Exercise brief: Reproduce the material below line by line, beginning with its first line and ending with the line that contains "import plotly.graph_objects as go"; leave out pictures.

Supplied data:
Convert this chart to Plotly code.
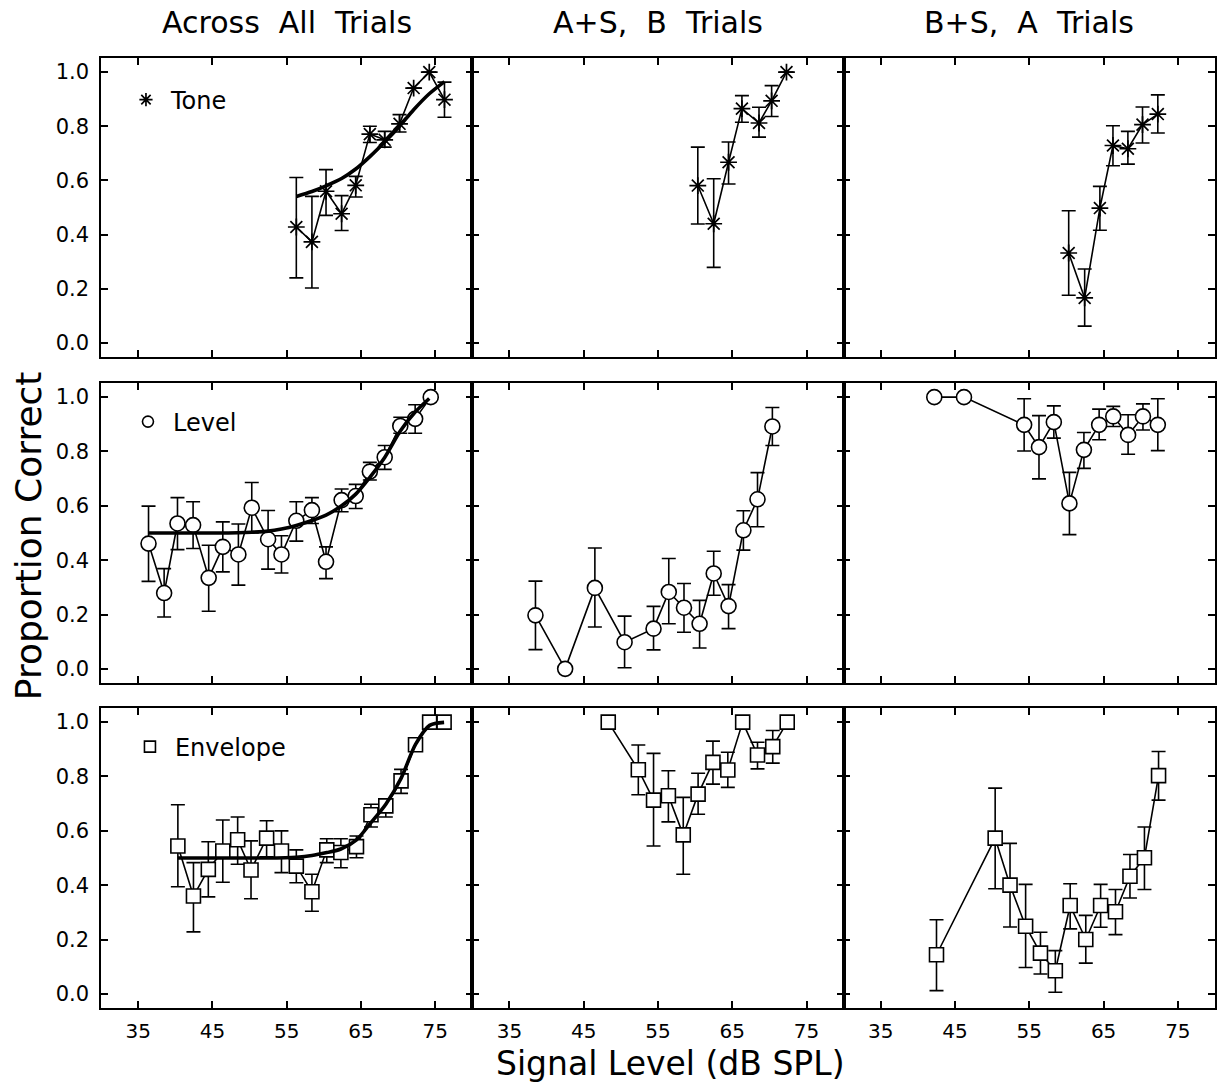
import plotly.graph_objects as go

# ---------------- data ----------------
# Tone
tone_all_x = [56.3, 58.4, 60.3, 62.4, 64.3, 66.2, 68.2, 70.2, 72.1, 74.2, 76.25]
tone_all_y = [0.428, 0.373, 0.560, 0.477, 0.582, 0.771, 0.750, 0.809, 0.941, 1.0, 0.898]
tone_all_hi = [0.611, 0.541, 0.640, 0.544, 0.615, 0.800, 0.781, 0.843, None, None, 0.963]
tone_all_lo = [0.240, 0.203, 0.471, 0.415, 0.539, 0.740, 0.723, 0.779, None, None, 0.833]
tone_fit_x = [56.3, 58.4, 60.3, 62.4, 64.3, 66.2, 68.2, 70.2, 72.1, 74.2, 76.25]
tone_fit_y = [0.541, 0.559, 0.580, 0.607, 0.642, 0.688, 0.742, 0.800, 0.861, 0.920, 0.965]

tone_asb_x = [60.36, 62.5, 64.5, 66.3, 68.6, 70.3, 72.3]
tone_asb_y = [0.581, 0.440, 0.667, 0.865, 0.812, 0.894, 1.0]
tone_asb_hi = [0.723, 0.606, 0.742, 0.913, 0.870, 0.950, None]
tone_asb_lo = [0.439, 0.279, 0.587, 0.815, 0.760, 0.836, None]

tone_bsa_x = [60.3, 62.45, 64.5, 66.26, 68.27, 70.24, 72.3]
tone_bsa_y = [0.332, 0.166, 0.498, 0.729, 0.717, 0.806, 0.845]
tone_bsa_hi = [0.488, 0.273, 0.578, 0.802, 0.781, 0.871, 0.916]
tone_bsa_lo = [0.176, 0.062, 0.416, 0.654, 0.660, 0.738, 0.775]

# Level
level_all_x = [36.4, 38.5, 40.3, 42.4, 44.5, 46.4, 48.5, 50.3, 52.5, 54.3,
               56.3, 58.4, 60.3, 62.4, 64.3, 66.2, 68.2, 70.3, 72.3, 74.4]
level_all_y = [0.461, 0.279, 0.535, 0.529, 0.335, 0.449, 0.421, 0.593, 0.477, 0.421,
               0.545, 0.584, 0.394, 0.621, 0.636, 0.726, 0.779, 0.894, 0.920, 1.0]
level_all_hi = [0.599, 0.369, 0.630, 0.615, 0.455, 0.541, 0.533, 0.686, 0.583, 0.490,
                0.615, 0.630, 0.449, 0.662, 0.679, 0.760, 0.822, 0.926, 0.972, None]
level_all_lo = [0.322, 0.191, 0.439, 0.443, 0.212, 0.357, 0.308, 0.500, 0.367, 0.353,
                0.470, 0.535, 0.332, 0.578, 0.590, 0.695, 0.734, 0.867, 0.867, None]
level_fit_x = [36.4, 40.3, 44.5, 48.5, 50.3, 52.5, 54.3, 56.3, 58.4, 60.3,
               62.4, 64.3, 66.2, 68.2, 70.3, 72.3, 74.2]
level_fit_y = [0.500, 0.500, 0.500, 0.501, 0.503, 0.507, 0.515, 0.528, 0.546, 0.566,
               0.600, 0.643, 0.705, 0.778, 0.875, 0.945, 0.995]

level_asb_x = [38.5, 42.5, 46.5, 50.5, 54.4, 56.45, 58.5, 60.6, 62.5, 64.5, 66.5, 68.4, 70.4]
level_asb_y = [0.197, 0.0, 0.298, 0.098, 0.148, 0.283, 0.225, 0.166, 0.351, 0.231, 0.510, 0.624, 0.892]
level_asb_hi = [0.323, None, 0.445, 0.194, 0.230, 0.406, 0.314, 0.252, 0.433, 0.310, 0.582, 0.722, 0.962]
level_asb_lo = [0.071, None, 0.154, 0.004, 0.070, 0.166, 0.135, 0.077, 0.271, 0.148, 0.437, 0.523, 0.822]

level_bsa_x = [42.2, 46.2, 54.3, 56.3, 58.3, 60.4, 62.35, 64.4, 66.3, 68.3, 70.3, 72.3]
level_bsa_y = [1.0, 1.0, 0.898, 0.816, 0.908, 0.609, 0.806, 0.898, 0.929, 0.861, 0.929, 0.898]
level_bsa_hi = [None, None, 0.994, 0.932, 0.968, 0.723, 0.870, 0.956, 0.966, 0.935, 0.975, 0.994]
level_bsa_lo = [None, None, 0.802, 0.699, 0.849, 0.494, 0.738, 0.843, 0.892, 0.790, 0.879, 0.803]

# Envelope
env_all_x = [40.35, 42.45, 44.45, 46.4, 48.4, 50.2, 52.3, 54.3, 56.3, 58.4,
             60.4, 62.3, 64.4, 66.35, 68.35, 70.4, 72.35, 74.25, 76.2]
env_all_y = [0.544, 0.360, 0.458, 0.526, 0.567, 0.456, 0.573, 0.526, 0.470, 0.376,
             0.530, 0.520, 0.542, 0.659, 0.692, 0.784, 0.917, 1.0, 1.0]
env_all_hi = [0.696, 0.483, 0.560, 0.640, 0.651, 0.563, 0.637, 0.600, 0.530, 0.440,
              0.571, 0.571, 0.581, 0.698, 0.711, 0.826, None, None, None]
env_all_lo = [0.394, 0.228, 0.357, 0.411, 0.477, 0.350, 0.504, 0.446, 0.409, 0.304,
              0.483, 0.464, 0.501, 0.614, 0.651, 0.738, None, None, None]
env_fit_x = [40.35, 44.45, 48.4, 52.3, 56.3, 58.4, 60.4, 62.3, 64.4, 66.35,
             68.35, 70.4, 72.35, 74.25, 76.2]
env_fit_y = [0.500, 0.500, 0.500, 0.500, 0.503, 0.509, 0.520, 0.533, 0.567, 0.630,
             0.698, 0.793, 0.918, 0.988, 0.999]

env_asb_x = [48.3, 52.35, 54.4, 56.4, 58.4, 60.4, 62.4, 64.4, 66.4, 68.4, 70.45, 72.4]
env_asb_y = [1.0, 0.825, 0.713, 0.729, 0.585, 0.735, 0.852, 0.824, 1.0, 0.879, 0.910, 1.0]
env_asb_hi = [None, 0.916, 0.885, 0.821, 0.723, 0.812, 0.930, 0.889, None, 0.926, 0.969, None]
env_asb_lo = [None, 0.733, 0.544, 0.633, 0.440, 0.661, 0.772, 0.760, None, 0.828, 0.849, None]

env_bsa_x = [42.5, 50.4, 52.4, 54.5, 56.5, 58.5, 60.5, 62.6, 64.6, 66.6, 68.55, 70.5, 72.4]
env_bsa_y = [0.144, 0.573, 0.400, 0.249, 0.150, 0.085, 0.325, 0.200, 0.325, 0.302, 0.433, 0.501, 0.803]
env_bsa_hi = [0.273, 0.757, 0.554, 0.403, 0.227, 0.159, 0.405, 0.289, 0.403, 0.384, 0.513, 0.614, 0.892]
env_bsa_lo = [0.012, 0.387, 0.246, 0.097, 0.073, 0.006, 0.239, 0.113, 0.245, 0.218, 0.353, 0.384, 0.713]

col_titles = ["Across\u00a0\u00a0All\u00a0\u00a0Trials", "A+S,\u00a0\u00a0B\u00a0\u00a0Trials",
              "B+S,\u00a0\u00a0A\u00a0\u00a0Trials"]
row_names = ["Tone", "Level", "Envelope"]
x_ticks = [35, 45, 55, 65, 75]
y_ticks = [0.0, 0.2, 0.4, 0.6, 0.8, 1.0]
x_title = "Signal\u00a0Level\u00a0(dB\u00a0SPL)"
y_title = "Proportion\u00a0Correct"

# ---------------- figure ----------------
FONT = "DejaVu Sans, Verdana, sans-serif"
W, H = 1219, 1084
ML, MR, MT, MB = 101, 2, 58, 76
PW, PH = W - ML - MR, H - MT - MB


def ypaper(py):
    return (H - MB - py) / PH


def xpaper(px):
    return (px - ML) / PW


col_dom = [[0, 1 / 3], [1 / 3, 2 / 3], [2 / 3, 1]]
row_dom = [[ypaper(357), 1.0], [ypaper(683), ypaper(383)], [0.0, ypaper(708)]]

markers = [
    dict(symbol="asterisk-open", size=14, color="black", line=dict(color="black", width=1.7)),
    dict(symbol="circle", size=15, color="white", line=dict(color="black", width=1.6)),
    dict(symbol="square", size=14, color="white", line=dict(color="black", width=1.6)),
]

panels = [
    [(tone_all_x, tone_all_y, tone_all_hi, tone_all_lo, tone_fit_x, tone_fit_y),
     (tone_asb_x, tone_asb_y, tone_asb_hi, tone_asb_lo, None, None),
     (tone_bsa_x, tone_bsa_y, tone_bsa_hi, tone_bsa_lo, None, None)],
    [(level_all_x, level_all_y, level_all_hi, level_all_lo, level_fit_x, level_fit_y),
     (level_asb_x, level_asb_y, level_asb_hi, level_asb_lo, None, None),
     (level_bsa_x, level_bsa_y, level_bsa_hi, level_bsa_lo, None, None)],
    [(env_all_x, env_all_y, env_all_hi, env_all_lo, env_fit_x, env_fit_y),
     (env_asb_x, env_asb_y, env_asb_hi, env_asb_lo, None, None),
     (env_bsa_x, env_bsa_y, env_bsa_hi, env_bsa_lo, None, None)],
]

fig = go.Figure()
layout = dict(
    width=W, height=H,
    margin=dict(l=ML, r=MR, t=MT, b=MB),
    paper_bgcolor="white", plot_bgcolor="white",
    font=dict(family=FONT, color="black"),
    showlegend=True,
)

legend_keys = ["legend", "legend2", "legend3"]
legend_pos = [(145, 100), (147, 422), (149, 747)]

for r in range(3):
    for c in range(3):
        idx = r * 3 + c + 1
        xa = "x" if idx == 1 else f"x{idx}"
        ya = "y" if idx == 1 else f"y{idx}"
        x, y, hi, lo, fx, fy = panels[r][c]
        plus = [None if h is None else h - v for h, v in zip(hi, y)]
        minus = [None if l is None else v - l for l, v in zip(lo, y)]
        fig.add_trace(go.Scatter(
            x=x, y=y, mode="lines+markers", xaxis=xa, yaxis=ya,
            line=dict(color="black", width=1.6),
            marker=markers[r],
            error_y=dict(type="data", symmetric=False, array=plus, arrayminus=minus,
                         color="black", thickness=1.6, width=7),
            showlegend=False, hoverinfo="skip",
        ))
        if fx is not None:
            fig.add_trace(go.Scatter(
                x=fx, y=fy, mode="lines", xaxis=xa, yaxis=ya,
                line=dict(color="black", width=3.6, shape="spline", smoothing=0.8),
                showlegend=False, hoverinfo="skip",
            ))
        if c == 0:
            fig.add_trace(go.Scatter(
                x=[None], y=[None], mode="markers", xaxis=xa, yaxis=ya,
                marker=dict(markers[r], size=11),
                name=row_names[r], legend=legend_keys[r], showlegend=True,
            ))
        axcommon = dict(showline=True, linecolor="black", linewidth=1.5, mirror="ticks",
                        ticks="inside", ticklen=7, tickwidth=2, tickcolor="black",
                        showgrid=False, zeroline=False, fixedrange=True)
        layout["xaxis" if idx == 1 else f"xaxis{idx}"] = dict(
            axcommon, domain=col_dom[c], range=[30, 80], tickvals=x_ticks,
            ticktext=[str(t) for t in x_ticks], showticklabels=(r == 2),
            tickfont=dict(size=20, family=FONT), ticklabelstandoff=4, anchor=ya)
        layout["yaxis" if idx == 1 else f"yaxis{idx}"] = dict(
            axcommon, domain=row_dom[r], range=[-0.052, 1.052], tickvals=y_ticks,
            ticktext=[f"{t:.1f}" for t in y_ticks], showticklabels=(c == 0),
            tickfont=dict(size=21, family=FONT), ticklabelstandoff=6, anchor=xa)

for k, key in enumerate(legend_keys):
    px, py = legend_pos[k]
    layout[key] = dict(x=xpaper(px - 24), y=ypaper(py), xanchor="left", yanchor="middle",
                       bgcolor="rgba(0,0,0,0)", borderwidth=0, itemwidth=40,
                       font=dict(size=24, family=FONT, color="black"),
                       itemclick=False, itemdoubleclick=False)

annotations = []
for c, t in enumerate(col_titles):
    annotations.append(dict(text=t, x=(sum(col_dom[c]) / 2), y=ypaper(22), xref="paper", yref="paper",
                            showarrow=False, font=dict(size=30, family=FONT), xanchor="center",
                            yanchor="middle"))
annotations.append(dict(text=x_title, x=xpaper(672), y=ypaper(1063), xref="paper", yref="paper",
                        showarrow=False, font=dict(size=33, family=FONT), xanchor="center",
                        yanchor="middle"))
annotations.append(dict(text=y_title, x=xpaper(28), y=ypaper(536), xref="paper", yref="paper",
                        showarrow=False, font=dict(size=36, family=FONT), textangle=-90,
                        xanchor="center", yanchor="middle"))
layout["annotations"] = annotations

fig.update_layout(**layout)
fig.write_html("out.html", config={"displayModeBar": False},
               post_script="document.body.style.margin='0px';")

Answer below:
Convert this chart to Plotly code.
import plotly.graph_objects as go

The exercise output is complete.